The Mast-Head: Connecticut Reflections
Our family was in Fairfield County, Conn., over the weekend, not all that far from Newtown, where 26 students and school employees were shot and killed in December. My impression was how ordinary it all seemed around New Canaan and Norwalk, where we were for one of our children’s synchronized swimming meets.
The Y.M.C.A. where the meet was held was adjacent to a middle school, and, it being a Saturday, dozens of kids and their siblings and parents were there for lacrosse and soccer matches. In the playground where I took our son, Ellis, to burn off some energy while waiting for the swimming awards, several boys of about the ages of some of those killed at Sandy Hook Elementary School chased each other in a game of tag.
I watched a set of parents out of the corner of my eye. They played with two girls, sisters apparently, then kicked a ball back and forth between them.
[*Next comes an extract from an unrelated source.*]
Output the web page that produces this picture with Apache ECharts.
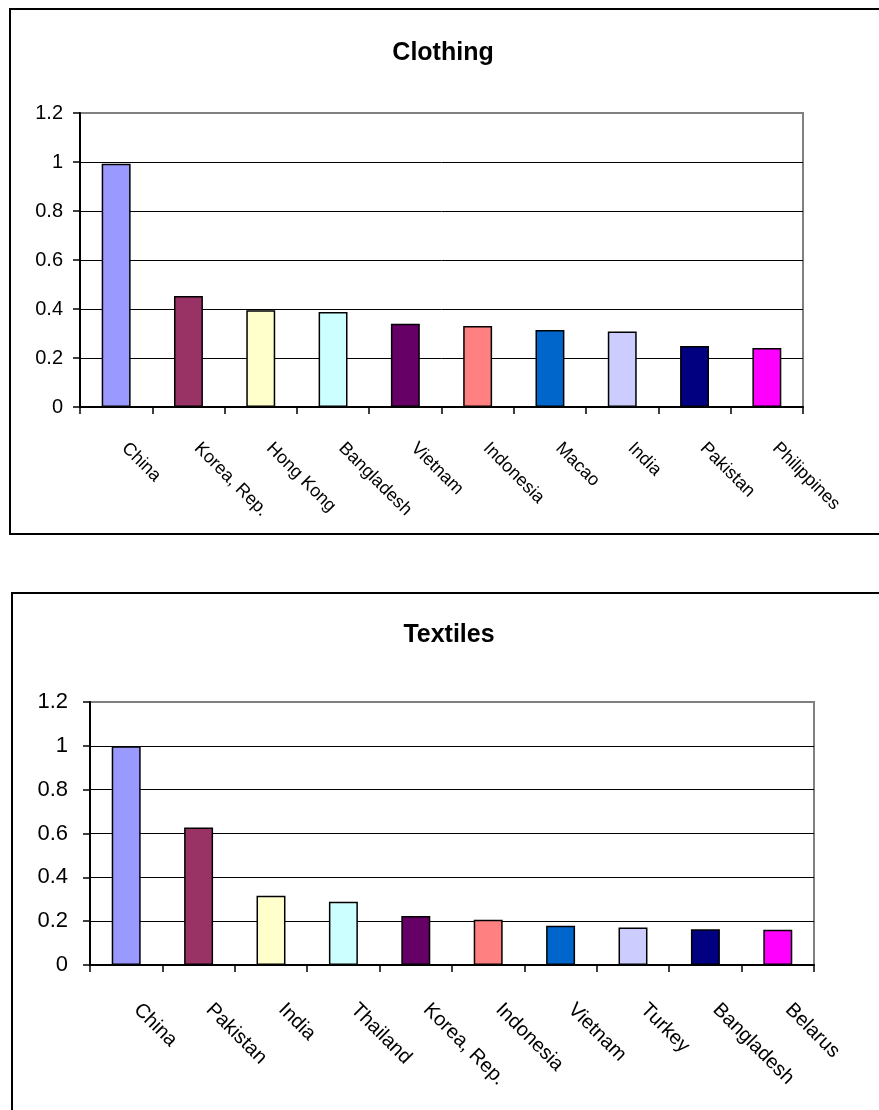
<!DOCTYPE html>
<html>
<head>
<meta charset="utf-8">
<script src="https://cdn.jsdelivr.net/npm/echarts@6/dist/echarts.min.js"></script>
<style>
  html, body { margin: 0; padding: 0; background: #ffffff; }
  #chart { width: 879px; height: 1110px; }
</style>
</head>
<body>
<div id="chart"></div>
<script>
// Clothing exporters (relative index)
const clothingCountries = ['China', 'Korea, Rep.', 'Hong Kong', 'Bangladesh', 'Vietnam', 'Indonesia', 'Macao', 'India', 'Pakistan', 'Philippines'];
const clothingValues = [0.993, 0.453, 0.395, 0.388, 0.340, 0.331, 0.314, 0.308, 0.249, 0.241];

// Textiles exporters (relative index)
const textilesCountries = ['China', 'Pakistan', 'India', 'Thailand', 'Korea, Rep.', 'Indonesia', 'Vietnam', 'Turkey', 'Bangladesh', 'Belarus'];
const textilesValues = [0.998, 0.627, 0.316, 0.289, 0.224, 0.207, 0.179, 0.171, 0.163, 0.161];

// Value axis scale
const axisMin = 0;
const axisMax = 1.2;
const axisStep = 0.2;

// One fill per bar position
const barColors = ['#9999FF', '#993366', '#FFFFCC', '#CCFFFF', '#660066', '#FF8080', '#0066CC', '#CCCCFF', '#000080', '#FF00FF'];

const titles = ['Clothing', 'Textiles'];

const chart = echarts.init(document.getElementById('chart'), null, { renderer: 'canvas' });

const sansFont = "'Liberation Sans', Arial, sans-serif";

function barData(values) {
  return values.map((v, i) => ({
    value: v,
    itemStyle: { color: barColors[i % barColors.length] }
  }));
}

function valueAxis(gridIndex, labelSize, labelMargin) {
  return {
    type: 'value',
    gridIndex: gridIndex,
    min: axisMin,
    max: axisMax,
    interval: axisStep,
    axisLine: { show: true, lineStyle: { color: '#000', width: 2 } },
    axisTick: { show: true, inside: false, length: 7, lineStyle: { color: '#000', width: 1.5 } },
    axisLabel: {
      color: '#000',
      fontFamily: sansFont,
      fontSize: labelSize,
      margin: labelMargin,
      formatter: v => String(+v.toFixed(1))
    },
    splitLine: {
      show: true,
      showMinLine: false,
      showMaxLine: false,
      lineStyle: { color: '#000', width: 1 }
    }
  };
}

function categoryAxis(gridIndex, data, labelSize, labelMargin, lead) {
  return {
    type: 'category',
    gridIndex: gridIndex,
    data: data,
    boundaryGap: true,
    axisLine: { show: true, lineStyle: { color: '#000', width: 2 } },
    axisTick: { show: true, interval: 0, length: 7, lineStyle: { color: '#000', width: 1.5 } },
    axisLabel: {
      interval: 0,
      rotate: -45,
      color: '#000',
      fontFamily: sansFont,
      fontSize: labelSize,
      margin: labelMargin,
      padding: [0, 0, 0, lead]
    },
    splitLine: { show: false }
  };
}

const option = {
  animation: false,
  backgroundColor: '#ffffff',
  title: [
    {
      text: titles[0],
      left: 438,
      top: 36,
      textAlign: 'center',
      textStyle: { fontFamily: sansFont, fontWeight: 'bold', fontSize: 25, color: '#000' }
    },
    {
      text: titles[1],
      left: 444,
      top: 618,
      textAlign: 'center',
      textStyle: { fontFamily: sansFont, fontWeight: 'bold', fontSize: 25, color: '#000' }
    }
  ],
  graphic: [
    {
      type: 'rect',
      silent: true,
      shape: { x: 10, y: 9, width: 900, height: 525 },
      style: { fill: 'none', stroke: '#000', lineWidth: 2 }
    },
    {
      type: 'rect',
      silent: true,
      shape: { x: 12, y: 593, width: 900, height: 600 },
      style: { fill: 'none', stroke: '#000', lineWidth: 2 }
    }
  ],
  grid: [
    {
      left: 80, top: 113, width: 723, height: 294,
      show: true, borderColor: '#808080', borderWidth: 2, backgroundColor: 'transparent',
      containLabel: false
    },
    {
      left: 90, top: 702, width: 724, height: 263,
      show: true, borderColor: '#808080', borderWidth: 2, backgroundColor: 'transparent',
      containLabel: false
    }
  ],
  xAxis: [
    categoryAxis(0, clothingCountries, 18, 30, 12),
    categoryAxis(1, textilesCountries, 20, 31, 15)
  ],
  yAxis: [
    valueAxis(0, 20, 17),
    valueAxis(1, 22, 22)
  ],
  series: [
    {
      type: 'bar',
      name: titles[0],
      xAxisIndex: 0,
      yAxisIndex: 0,
      barWidth: '40%',
      data: barData(clothingValues),
      itemStyle: { borderColor: '#000', borderWidth: 1.5 },
      emphasis: { disabled: true }
    },
    {
      type: 'bar',
      name: titles[1],
      xAxisIndex: 1,
      yAxisIndex: 1,
      barWidth: '40%',
      data: barData(textilesValues),
      itemStyle: { borderColor: '#000', borderWidth: 1.5 },
      emphasis: { disabled: true }
    }
  ]
};

chart.setOption(option);
</script>
</body>
</html>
There was nothing unusual about it, no pall over the proceedings, just another beautiful weekend midmorning in the sun.
The swim meet drew children from much of southwestern Connecticut, and Lisa, who stayed at the pool nearly all day, said that several adults she talked with knew families who lost children at Sandy Hook. She relayed this to me in a whisper, after which it was difficult to concentrate on anything else.
These people, families, kids, were essentially no different than those devastated on that cruel December day. They were no longer just strangers I had read about in The Times or heard of on public radio; they were people like me — like you.
There is no reaching those in Congress who stand opposed to reasonable new gun restrictions, I suppose. Yet I wonder whether they might remain so indifferent if they spent a Saturday as I did reflecting on the failure of the system to save those 26 people and the families and friends who loved them.
If there is nothing else a society must do, it is to protect its young.